* Task details: Check every line below for the word "this" and copy the ones that have it.
— Start Information given —
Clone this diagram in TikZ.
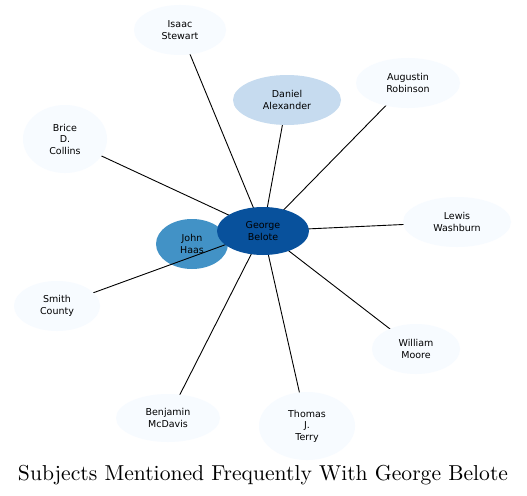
\documentclass[tikz,border=0pt]{standalone}
\usepackage{fontspec}
\newfontfamily\nodefont{DejaVu Sans}
\newfontfamily\titlefont{lmroman10-regular.otf}
\usetikzlibrary{shapes.geometric}
\definecolor{cdark}{HTML}{08519C}
\definecolor{cmid}{HTML}{4292C6}
\definecolor{clight}{HTML}{C6DBEF}
\definecolor{cpale}{HTML}{F7FBFF}
\tikzset{
  ent/.style={ellipse, draw=none, inner sep=0pt, align=center,
    font=\nodefont\fontsize{9.5}{11.5}\selectfont, text=black},
  link/.style={draw=black, line width=0.9pt},
}
\begin{document}
\begin{tikzpicture}[x=1pt,y=-1pt]
\useasboundingbox (0,0) rectangle (527,495);
\fill[white] (0,0) rectangle (527,495);
% John Haas drawn below the edges
\node[ent, fill=cmid, minimum width=72pt, minimum height=50pt] (john) at (192,244) {John\\Haas};
\coordinate (gc) at (263,231);
% edges (centre to centre, covered by the nodes drawn afterwards)
\coordinate (isc) at (180,30);
\coordinate (dac) at (287,100);
\coordinate (auc) at (408,83);
\coordinate (brc) at (65,139);
\coordinate (lwc) at (457,222);
\coordinate (smc) at (57,306);
\coordinate (wmc) at (416,349);
\coordinate (bmc) at (168,418);
\coordinate (tjc) at (307,426);
\foreach \c in {isc,dac,auc,brc,lwc,wmc,bmc,tjc}{\draw[link] (gc) -- (\c);}
% Smith County edge ends at George's boundary, over John Haas
\draw[link] (gc) -- (smc);
\node[ent, fill=cpale, minimum width=92pt, minimum height=50pt] (isaac) at (isc) {Isaac\\Stewart};
\node[ent, fill=clight, minimum width=108pt, minimum height=50pt] (daniel) at (dac) {Daniel\\Alexander};
\node[ent, fill=cpale, minimum width=104pt, minimum height=50pt] (augustin) at (auc) {Augustin\\Robinson};
\node[ent, fill=cpale, minimum width=84pt, minimum height=68pt] (brice) at (brc) {Brice\\D.\\Collins};
\node[ent, fill=cpale, minimum width=108pt, minimum height=50pt] (lewis) at (lwc) {Lewis\\Washburn};
\node[ent, fill=cpale, minimum width=86pt, minimum height=50pt] (smith) at (smc) {Smith\\County};
\node[ent, fill=cpale, minimum width=88pt, minimum height=50pt] (william) at (wmc) {William\\Moore};
\node[ent, fill=cpale, minimum width=104pt, minimum height=48pt] (benjamin) at (bmc) {Benjamin\\McDavis};
\node[ent, fill=cpale, minimum width=96pt, minimum height=68pt] (thomas) at (tjc) {Thomas\\J.\\Terry};
\node[ent, fill=cdark, minimum width=92pt, minimum height=48pt] (george) at (gc) {George\\Belote};
\node[font=\titlefont\fontsize{21.6}{25}\selectfont, inner sep=0pt, anchor=base] (title) at (263,480) {Subjects Mentioned Frequently With George Belote};
\end{tikzpicture}
\end{document}
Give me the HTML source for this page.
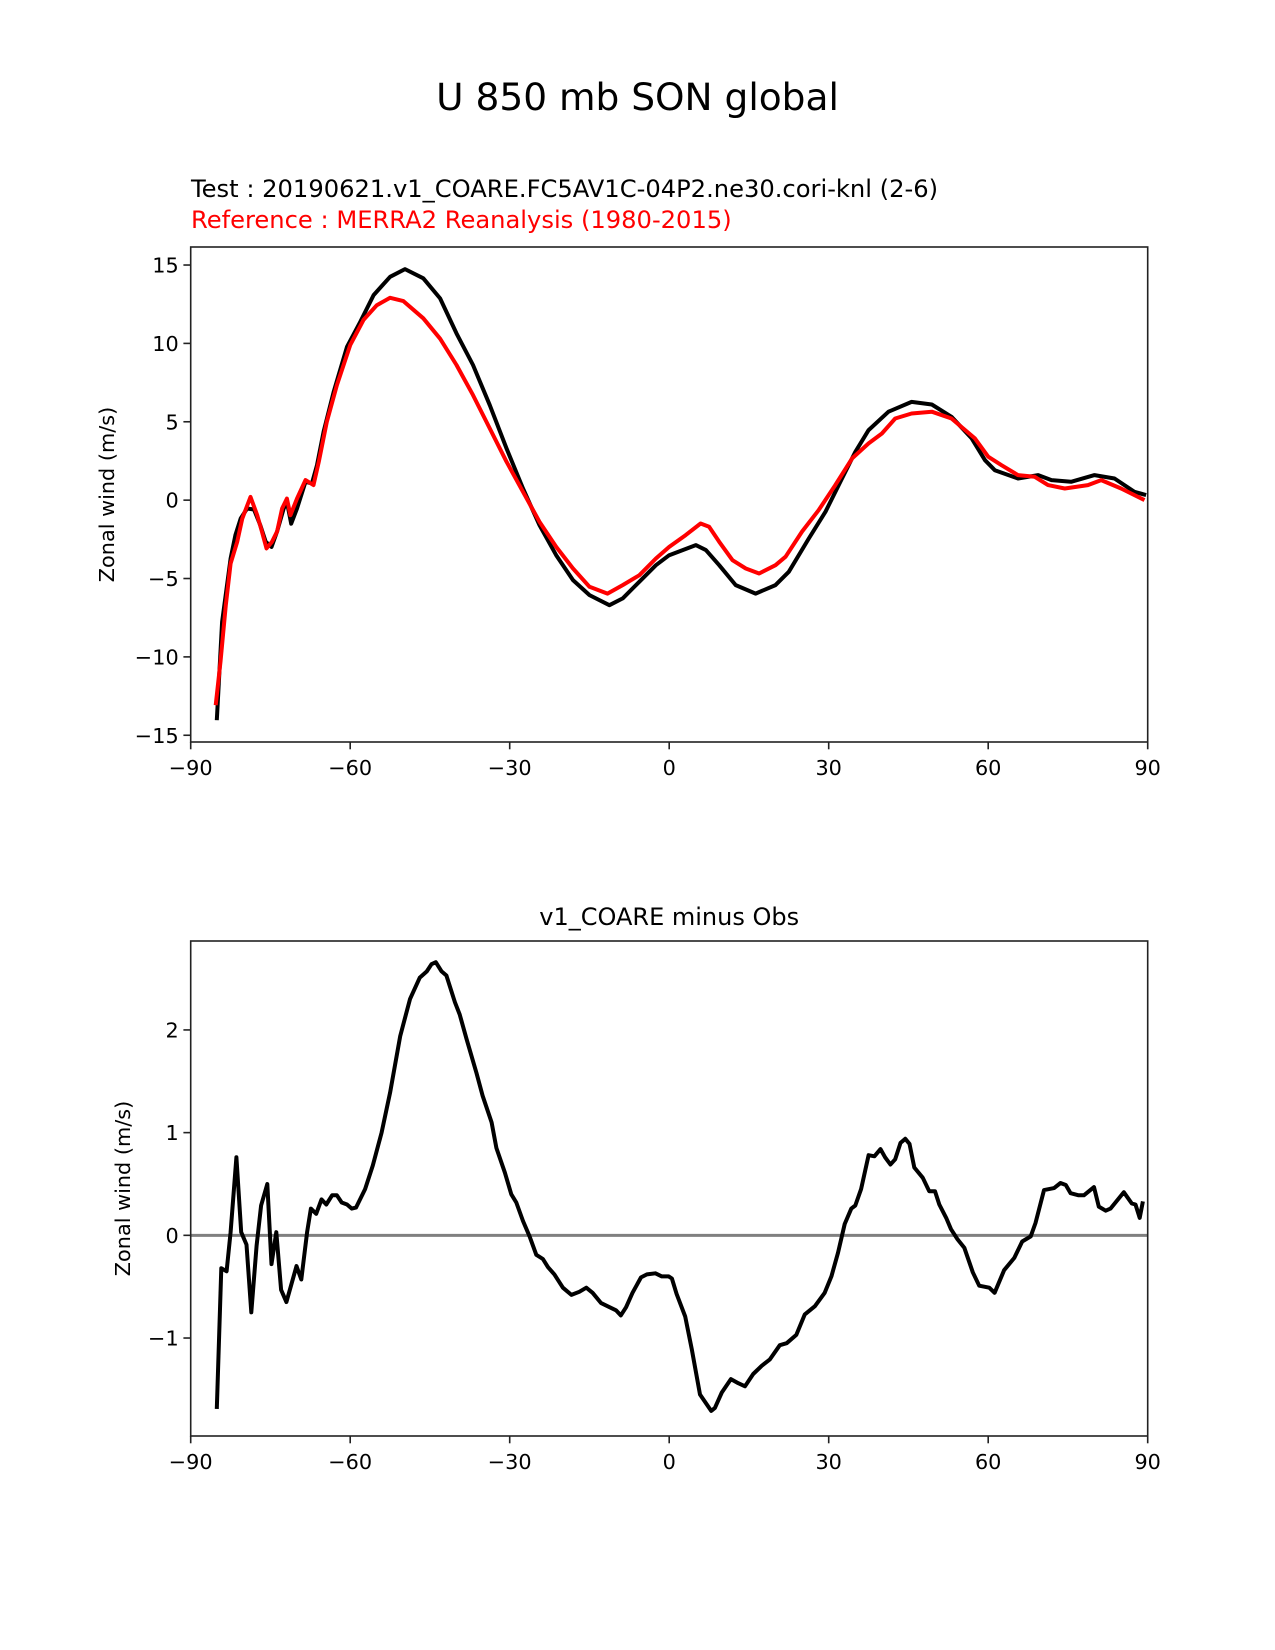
<!DOCTYPE html>
<html>
<head>
<meta charset="utf-8">
<style>
  html, body { margin: 0; padding: 0; background: #fff; }
  svg { display: block; font-family: "DejaVu Sans", "Liberation Sans", sans-serif; }
</style>
</head>
<body>
<svg id="fig" width="1275" height="1650" viewBox="0 0 1275 1650" xmlns="http://www.w3.org/2000/svg">
  <rect width="1275" height="1650" fill="#fff"/>
  <text x="637.5" y="110" font-size="37.5" text-anchor="middle" fill="#000">U 850 mb SON global</text>
  <text x="191" y="197" font-size="24.2" fill="#000">Test : 20190621.v1_COARE.FC5AV1C-04P2.ne30.cori-knl (2-6)</text>
  <text x="191" y="228" font-size="24.2" fill="#ff0000">Reference : MERRA2 Reanalysis (1980-2015)</text>
  <text x="669.2" y="925" font-size="24" text-anchor="middle" fill="#000">v1_COARE minus Obs</text>
  <defs>
    <clipPath id="clipTop"><rect x="190.7" y="247" width="957" height="495"/></clipPath>
    <clipPath id="clipBot"><rect x="190.7" y="941" width="957" height="495"/></clipPath>
  </defs>
  <g id="top"></g>
  <g id="bot"></g>
</svg>
<script>
// ---- data (latitude, value) ----
const testLat = [-85.1,-84.1,-82.5,-81.6,-80.6,-79.4,-78.1,-76.9,-75.9,-74.8,-73.75,-72.5,-71.9,-71.1,-70,-68.4,-67.2,-66.25,-65,-63.1,-60.6,-58.1,-55.6,-52.5,-49.7,-46.25,-43.1,-40,-36.9,-33.75,-30.6,-27.5,-24.4,-21.25,-18.1,-15,-11.25,-8.75,-5.6,-2.5,0,5,6.9,9.4,12.5,16.25,20,22.5,26.25,29.4,32.5,35,37.5,41.25,45.6,49.4,53.1,56.9,59.4,61.25,65.6,69.4,71.9,75.6,80,83.75,87.5,89.7];
const testVal = [-14.04,-7.77,-3.72,-2.23,-1.17,-0.53,-0.6,-1.6,-2.66,-2.98,-2.0,-0.53,-0.1,-1.5,-0.53,1.17,1.06,2.23,4.36,6.91,9.78,11.38,13.08,14.25,14.74,14.15,12.87,10.64,8.62,6.06,3.3,0.74,-1.6,-3.51,-5.1,-6.06,-6.7,-6.27,-5.2,-4.15,-3.51,-2.87,-3.19,-4.15,-5.42,-5.96,-5.42,-4.57,-2.45,-0.74,1.38,3.08,4.47,5.64,6.27,6.1,5.32,3.94,2.55,1.91,1.38,1.6,1.28,1.17,1.6,1.38,0.53,0.32];
const refLat = [-85.3,-84.4,-83.4,-82.5,-81.25,-80.3,-78.75,-77.5,-76.6,-75.75,-74.7,-73.75,-72.8,-71.9,-71.25,-70,-68.4,-66.9,-65.9,-64.4,-62.5,-60,-57.5,-55,-52.5,-50,-46.25,-43.1,-40,-36.9,-33.75,-30.6,-27.5,-24.4,-21.25,-18.1,-15,-11.6,-8.75,-5.6,-2.5,0,3.1,5.9,7.5,9.4,11.9,14.4,16.9,20,21.9,25,28.1,31.25,34.4,37.5,40,42.5,45.6,49.4,53.1,57.5,60,62.5,65.6,68.75,71.25,74.4,78.75,81.25,85,89.4];
const refVal = [-13.08,-10.3,-6.7,-4.04,-2.66,-1.17,0.21,-0.96,-2.0,-3.08,-2.66,-2.0,-0.53,0.1,-0.96,0.1,1.28,0.96,2.45,5.0,7.34,9.89,11.5,12.44,12.91,12.7,11.6,10.3,8.62,6.7,4.57,2.45,0.53,-1.38,-2.98,-4.36,-5.53,-5.96,-5.42,-4.79,-3.72,-2.98,-2.23,-1.49,-1.7,-2.66,-3.83,-4.36,-4.68,-4.15,-3.61,-2.0,-0.64,0.96,2.66,3.62,4.25,5.21,5.53,5.64,5.21,3.94,2.77,2.23,1.6,1.49,0.96,0.74,0.96,1.28,0.74,0.0];
const diffLat = [-85.1,-84.25,-83.25,-82.5,-81.4,-80.5,-79.5,-78.6,-77.6,-76.75,-75.6,-74.8,-73.9,-73,-72,-70.1,-69.2,-68.1,-67.4,-66.4,-65.4,-64.5,-63.4,-62.5,-61.6,-60.6,-59.7,-58.9,-57.2,-55.75,-54.1,-52.5,-50.6,-48.75,-46.9,-45.6,-44.7,-43.9,-42.8,-41.9,-40.3,-39.4,-38.1,-36.25,-35.1,-33.4,-32.5,-30.9,-29.7,-28.75,-27.5,-26.25,-25,-23.75,-22.8,-21.6,-20,-18.4,-16.9,-15.6,-14.4,-12.8,-11.6,-10,-9.1,-8.1,-6.9,-5.3,-4.2,-2.6,-1.4,-0.1,0.5,1.4,3,4.25,5.8,7.9,8.6,9.9,11.6,13,14.25,15.8,17.4,18.9,20.8,22.1,23.9,25.5,27.4,29.25,30.5,31.75,33,34.25,35,36.1,37.5,38.6,39.75,40.6,41.6,42.5,43.5,44.4,45.2,46.1,47.7,48.9,50,50.8,52.1,53,54.25,55.5,57.1,58.3,60.2,61.2,63,64.9,66.4,68,68.9,70.5,72.4,73.6,74.6,75.5,77,78,79.9,80.8,82.1,83,85.5,87,87.7,88.5,89.1];
const diffVal = [-1.69,-0.32,-0.35,0.03,0.76,0.03,-0.09,-0.75,-0.10,0.29,0.50,-0.28,0.03,-0.53,-0.65,-0.30,-0.43,0.03,0.26,0.21,0.35,0.30,0.39,0.39,0.32,0.30,0.26,0.27,0.45,0.68,1.0,1.39,1.94,2.30,2.51,2.57,2.64,2.66,2.57,2.53,2.27,2.15,1.91,1.58,1.36,1.10,0.85,0.61,0.40,0.32,0.14,-0.01,-0.19,-0.23,-0.31,-0.38,-0.51,-0.58,-0.55,-0.51,-0.56,-0.66,-0.69,-0.73,-0.78,-0.70,-0.56,-0.41,-0.38,-0.37,-0.40,-0.40,-0.42,-0.57,-0.79,-1.11,-1.55,-1.71,-1.68,-1.53,-1.40,-1.44,-1.47,-1.35,-1.27,-1.21,-1.07,-1.05,-0.97,-0.77,-0.69,-0.56,-0.40,-0.17,0.11,0.26,0.29,0.45,0.78,0.77,0.84,0.76,0.69,0.74,0.90,0.94,0.89,0.66,0.56,0.43,0.43,0.30,0.17,0.06,-0.04,-0.12,-0.36,-0.49,-0.51,-0.56,-0.34,-0.22,-0.06,-0.01,0.12,0.44,0.46,0.51,0.49,0.41,0.39,0.39,0.47,0.28,0.24,0.26,0.42,0.31,0.30,0.17,0.33];
const xTicks = [-90,-60,-30,0,30,60,90];
const topYTicks = [-15,-10,-5,0,5,10,15];
const botYTicks = [-1,0,1,2];

const NS = "http://www.w3.org/2000/svg";
const X0 = 190.7, X1 = 1147.7;
function xs(lat){ return X0 + (lat + 90) / 180 * (X1 - X0); }
function mk(tag, attrs, parent){ const e = document.createElementNS(NS, tag); for (const k in attrs) e.setAttribute(k, attrs[k]); parent.appendChild(e); return e; }
function fmt(v){ return v < 0 ? "\u2212" + Math.abs(v) : String(v); }

function panel(g, top, bottom, ymin, ymax, yticks, clipId, ylabelX){
  const ys = v => bottom - (v - ymin) / (ymax - ymin) * (bottom - top);
  xTicks.forEach(t => {
    const x = xs(t);
    const tk = mk("line", {x1:x, x2:x, y1:bottom, y2:bottom+7.3, stroke:"#222", "stroke-width":1.6}, g);
    
    
    const lb = mk("text", {x:x, y:bottom+33, "font-size":20.8, "text-anchor":"middle", fill:"#000"}, g);
    lb.textContent = fmt(t);
    
    
  });
  yticks.forEach(t => {
    const y = ys(t);
    const tk = mk("line", {x1:X0-7.3, x2:X0, y1:y, y2:y, stroke:"#222", "stroke-width":1.6}, g);
    
    
    const lb = mk("text", {x:X0-12, y:y+7.5, "font-size":20.8, "text-anchor":"end", fill:"#000"}, g);
    lb.textContent = fmt(t);
    
    
  });
  const cy = (top + bottom) / 2;
  const yl = mk("text", {x:ylabelX, y:cy, "font-size":20.8, "text-anchor":"middle", fill:"#000", transform:"rotate(-90 " + ylabelX + " " + cy + ")"}, g);
  yl.textContent = "Zonal wind (m/s)";
  
  
  const plot = mk("g", {"clip-path":"url(#" + clipId + ")"}, g);
  
  
  return {ys, plot, top, bottom};
}

function line(p, lats, vals, color, w){
  const pts = lats.map((l, i) => xs(l).toFixed(1) + "," + p.ys(vals[i]).toFixed(1)).join(" ");
  return mk("polyline", {points:pts, fill:"none", stroke:color, "stroke-width":w, "stroke-linejoin":"round"}, p.plot);
}
function frame(g, top, bottom){
  const f = mk("rect", {x:X0, y:top, width:X1-X0, height:bottom-top, fill:"none", stroke:"#222", "stroke-width":1.6}, g);
  
  
}

const gTop = document.getElementById("top");
const pT = panel(gTop, 247, 742, -15.43, 16.15, topYTicks, "clipTop", 114);
const lt = line(pT, testLat, testVal, "#000", 4);


const lr = line(pT, refLat, refVal, "#ff0000", 4);


frame(gTop, 247, 742);

const gBot = document.getElementById("bot");
const pB = panel(gBot, 941, 1436, -1.954, 2.866, botYTicks, "clipBot", 130);
const z = mk("line", {x1:X0, x2:X1, y1:pB.ys(0), y2:pB.ys(0), stroke:"#808080", "stroke-width":3}, pB.plot);


const ld = line(pB, diffLat, diffVal, "#000", 4);


frame(gBot, 941, 1436);
</script>
</body>
</html>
— End Information given —
* The result:
Clone this diagram in TikZ.
Give me the HTML source for this page.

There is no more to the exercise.